Mr Ahmed asked the electorate to examine candidates for office to know if they possess the capability to deliver on their pledges.

In a welcome address, Semiu Okanlawon, convener of the dialogue and publisher of NPO Reports, an online publication, founded in 2010, said journalists must investigate happenings in society.

“The electorate must take note of promises made by political office seekers, and hold them to account,” Mr Okanlawon, a former assistant editor (politics) of Punch newspapers, advised.

Panelist advocates legal liability for unmet political promises

A panelist at the dialogue, Angela Agoawike, said it was high time politicians were held legally accountable for their campaign promises.

In Nigeria and across the globe, political campaign promises are not justiceable.

Ms Agoawike, founder of Omalicha FM – a radio station in Owerri, Imo State, said her stance was informed by the many unfulfilled promises made by political office seekers to Nigerians.

Other panelists – Azubuike Ishiekwene, Waziri Adio and Hamza Lawal, feasted on a presentation by the event’s guest speaker, Lai Olurode.

Mr Olurode, a professor of sociology and former INEC national commissioner, spoke on the theme: ‘2023 & Beyond: Tracking Campaign Promises for Good Governance.’

Mr Adio, former executive secretary of the Nigerian Extractive Industries Transparency Initiative (NEITI), noted that a collaboration between the media, CSOs and citizens “can compel political office seekers to deliver on their campaign promises.”

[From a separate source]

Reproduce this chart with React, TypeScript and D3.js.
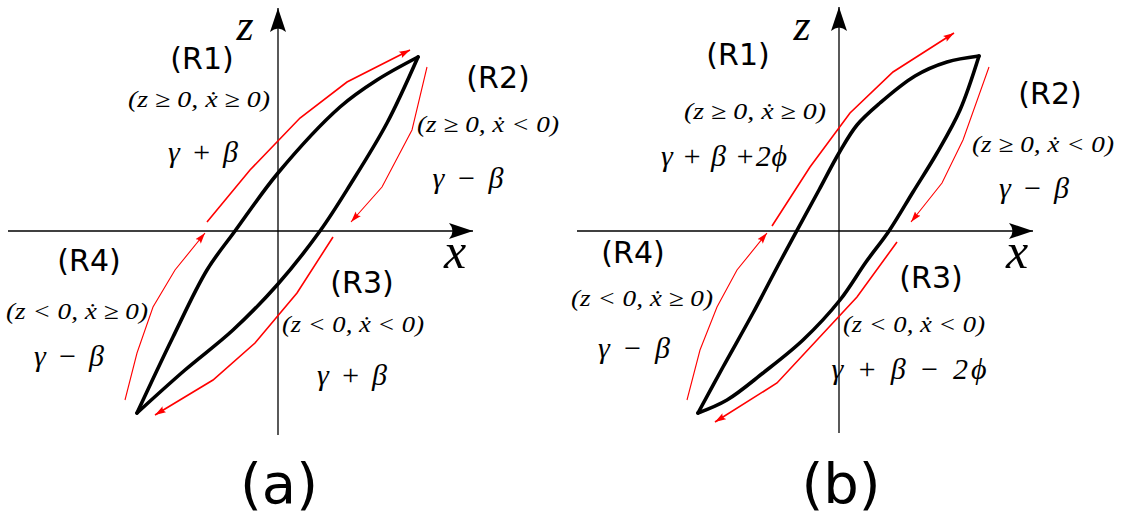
import React from "react";
import * as d3 from "d3";

type Pt = [number, number];

// loop branches and flow arrows, x / z measured from the axes crossing (1 unit = 100px)
const loopAUpper: Pt[] = [[-1.41, -1.82], [-1.05, -1.06], [-0.71, -0.39], [-0.43, 0], [0, 0.58], [0.62, 1.24], [0.99, 1.51], [1.4, 1.74]];
const loopALower: Pt[] = [[-1.41, -1.82], [-0.93, -1.39], [-0.45, -0.99], [0, -0.53], [0.42, 0], [0.72, 0.46], [1.09, 1.08], [1.4, 1.74]];
const flowAR1: Pt[] = [[-0.71, 0.09], [-0.28, 0.61], [0.22, 1.13], [0.69, 1.49], [1.32, 1.81]];
const flowAR2: Pt[] = [[1.49, 1.64], [1.34, 1.01], [1.04, 0.44], [0.73, 0.09]];
const flowAR3: Pt[] = [[0.55, -0.06], [0.19, -0.62], [-0.23, -1.12], [-0.65, -1.49], [-1.23, -1.84]];
const flowAR4: Pt[] = [[-1.53, -1.69], [-1.41, -1.22], [-1.25, -0.76], [-1.03, -0.39], [-0.73, -0.02]];

const loopBUpper: Pt[] = [[-1.41, -1.82], [-1.16, -1.36], [-0.86, -0.82], [-0.58, -0.29], [-0.2, 0.41], [0, 0.78], [0.18, 1.06], [0.41, 1.28], [0.76, 1.55], [1.08, 1.69], [1.4, 1.75]];
const loopBLower: Pt[] = [[-1.41, -1.82], [-1.12, -1.69], [-0.76, -1.42], [-0.36, -1.09], [0.01, -0.69], [0.27, -0.31], [0.5, 0], [0.74, 0.39], [0.98, 0.78], [1.21, 1.21], [1.4, 1.75]];
const flowBR1: Pt[] = [[-0.67, 0.05], [-0.29, 0.64], [0.11, 1.18], [0.54, 1.59], [1.15, 1.98]];
const flowBR2: Pt[] = [[1.5, 1.64], [1.24, 0.91], [1.03, 0.48], [0.72, 0.09]];
const flowBR3: Pt[] = [[0.58, -0.11], [0.18, -0.66], [-0.22, -1.09], [-0.62, -1.52], [-1.24, -1.91]];
const flowBR4: Pt[] = [[-1.52, -1.69], [-1.39, -1.19], [-1.22, -0.76], [-1.02, -0.39], [-0.72, -0.02]];

const regionNames = ["(R1)", "(R2)", "(R3)", "(R4)"];
const regionConditions = ["(z ≥ 0, ẋ ≥ 0)", "(z ≥ 0, ẋ < 0)", "(z < 0, ẋ < 0)", "(z < 0, ẋ ≥ 0)"];
const stiffnessA = ["γ + β", "γ − β", "γ + β", "γ − β"];
const stiffnessB = ["γ + β +2ϕ", "γ − β", "γ + β − 2ϕ", "γ − β"];
const panelNames = ["(a)", "(b)"];
const axisNames = ["x", "z"];

const W = 1128;
const H = 517;
const sans = "'DejaVu Sans', sans-serif";
const serif = "'Liberation Serif', 'DejaVu Serif', serif";

const panels = [
  {
    cx: 278, cy: 231, xExt: [-2.7, 1.95], zExt: [-2.04, 2.23],
    upper: loopAUpper, lower: loopALower,
    flows: [flowAR1, flowAR2, flowAR3, flowAR4], flowW: [1.6, 1.1, 1.6, 1.1],
    stiff: stiffnessA,
    nameAt: [[202, 69], [498, 88], [362, 293], [89, 271]],
    condAt: [[199, 107], [488, 132], [353, 332], [77, 319]],
    stiffAt: [[203, 162], [468, 188], [352, 385], [69, 366]],
    stiffW: [70, 71, 70, 70],
    xLab: [455, 268], zLab: [245, 40], title: [279, 503],
  },
  {
    cx: 839, cy: 231, xExt: [-2.62, 1.94], zExt: [-2.02, 2.24],
    upper: loopBUpper, lower: loopBLower,
    flows: [flowBR1, flowBR2, flowBR3, flowBR4], flowW: [1.6, 1.1, 1.6, 1.1],
    stiff: stiffnessB,
    nameAt: [[738, 65], [1050, 104], [931, 288], [633, 263]],
    condAt: [[755, 119], [1043, 152], [914, 332], [642, 306]],
    stiffAt: [[724, 166], [1034, 198], [909, 379], [634, 358]],
    stiffW: [126, 70, 155, 72],
    xLab: [1017, 268], zLab: [802, 40], title: [841, 503],
  },
];

const Panel = ({ p, i }: { p: any; i: number }) => {
  const x = d3.scaleLinear().domain([-1, 1]).range([p.cx - 100, p.cx + 100]);
  const z = d3.scaleLinear().domain([-1, 1]).range([p.cy + 100, p.cy - 100]);
  const smooth = d3.line<Pt>().x((d) => x(d[0])).y((d) => z(d[1])).curve(d3.curveCatmullRom.alpha(0.5));
  const straight = d3.line<Pt>().x((d) => x(d[0])).y((d) => z(d[1]));

  return (
    <g>
      {/* axes */}
      <line x1={x(p.xExt[0])} y1={z(0)} x2={x(p.xExt[1])} y2={z(0)} stroke="#000" strokeWidth={1.3} markerEnd="url(#axisHead)" />
      <line x1={x(0)} y1={z(p.zExt[0])} x2={x(0)} y2={z(p.zExt[1])} stroke="#000" strokeWidth={1.3} markerEnd="url(#axisHead)" />

      {/* hysteresis loop */}
      <path d={smooth(p.upper) || ""} fill="none" stroke="#000" strokeWidth={3.6} strokeLinecap="round" />
      <path d={smooth(p.lower) || ""} fill="none" stroke="#000" strokeWidth={3.6} strokeLinecap="round" />

      {/* direction arrows */}
      {p.flows.map((f: Pt[], k: number) => (
        <path key={k} d={straight(f) || ""} fill="none" stroke="#f00" strokeWidth={p.flowW[k]} markerEnd="url(#flowHead)" />
      ))}

      {regionNames.map((n, k) => (
        <text key={"n" + k} x={p.nameAt[k][0]} y={p.nameAt[k][1]} textAnchor="middle" fontFamily={sans} fontSize={30}>
          {n}
        </text>
      ))}
      {regionConditions.map((c, k) => (
        <text key={"c" + k} x={p.condAt[k][0]} y={p.condAt[k][1]} textAnchor="middle" fontFamily={serif}
          fontStyle="italic" fontSize={23} textLength={142} lengthAdjust="spacingAndGlyphs">
          {c}
        </text>
      ))}
      {p.stiff.map((s: string, k: number) => (
        <text key={"s" + k} x={p.stiffAt[k][0]} y={p.stiffAt[k][1]} textAnchor="middle" fontFamily={serif}
          fontStyle="italic" fontSize={30} textLength={p.stiffW[k]} lengthAdjust="spacing">
          {s}
        </text>
      ))}

      <text x={p.xLab[0]} y={p.xLab[1]} textAnchor="middle" fontFamily={serif} fontStyle="italic" fontSize={50}>
        {axisNames[0]}
      </text>
      <text x={p.zLab[0]} y={p.zLab[1]} textAnchor="middle" fontFamily={serif} fontStyle="italic" fontSize={44}>
        {axisNames[1]}
      </text>
      <text x={p.title[0]} y={p.title[1]} textAnchor="middle" fontFamily={sans} fontSize={56}>
        {panelNames[i]}
      </text>
    </g>
  );
};

export default function App() {
  return (
    <svg width={W} height={H} style={{ position: "absolute", left: 0, top: 0, background: "#fff" }}>
      <defs>
        <marker id="axisHead" viewBox="0 0 26 18" refX={24} refY={9} markerWidth={26} markerHeight={18}
          markerUnits="userSpaceOnUse" orient="auto">
          <path d="M24,9 L0,1 Q7,9 0,17 Z" fill="#000" />
        </marker>
        <marker id="flowHead" viewBox="0 0 12 8" refX={11} refY={4} markerWidth={12} markerHeight={8}
          markerUnits="userSpaceOnUse" orient="auto">
          <path d="M11,4 L0,0.5 Q3,4 0,7.5 Z" fill="#f00" />
        </marker>
      </defs>
      {panels.map((p, i) => (
        <Panel key={i} p={p} i={i} />
      ))}
    </svg>
  );
}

Mr Ishiekwene, editor-in-chief of the Leadership Newspapers, who chaired the panel session, said journalists have a role to play in the actualisation of campaign promises by holding politicians accountable.

Mr Lawal, chief executive officer, Connected Development, called for accountability journalism at subnational levels to address issues of unmet campaign pledges.

The event was attended by the Minister of Interior, Rauf Aregbesola and some heads of security agencies.

The publisher of PREMIUM TIMES, Dapo Olorunyomi, was represented at the occasion by Bisi Abidoye, an assistant managing editor of the paper.